Further inspection of the differing INDELs suggests compute_ldscores.py compares the 5th column of the bim file with the 4th column of the annotation file (where the software expects them the REF allele). However, in my bim file, the REF allele is in the 6th column, not the 5th. I'm unsure if my speculation is correct (it seems so upon my examination. As previously mentioned, I'm not very proficient in Python...).

Thank you sincerely for your help; you've been incredibly supportive!

Best regards, Issac

Y-Isaac commented 6 months ago

Additionally, I've noticed that in the entire section "1. Computing prior causal probabilities with PolyFun," A1 is interpreted as the ref-allele. However, often in GWAS summary files, A1 is interpreted as the risk allele (more frequently equated with the alt-allele, especially in plink association analyses), which seems to inevitably lead to some inconsistencies in alleles for certain SNPs (including INDELs as well). Therefore, manually adjusting alleles might be necessary in the practice with PolyFun.

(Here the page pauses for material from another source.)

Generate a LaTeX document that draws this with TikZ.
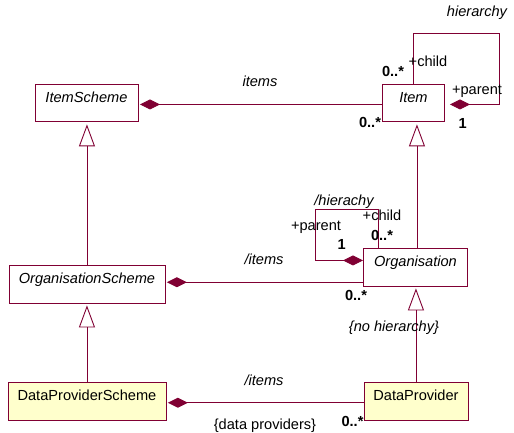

Is my understanding correct? Do you have any suggestions on this matter?

Best regards, Issac

omerwe commented 5 months ago

@Y-Isaac the definition of "risk allele" is subjective. If you consistently switch your risk allele with the reference allele, the only implication is that you'll have to multiply your effect size estimates by -1 (at least for the per-normalized SNP effect size).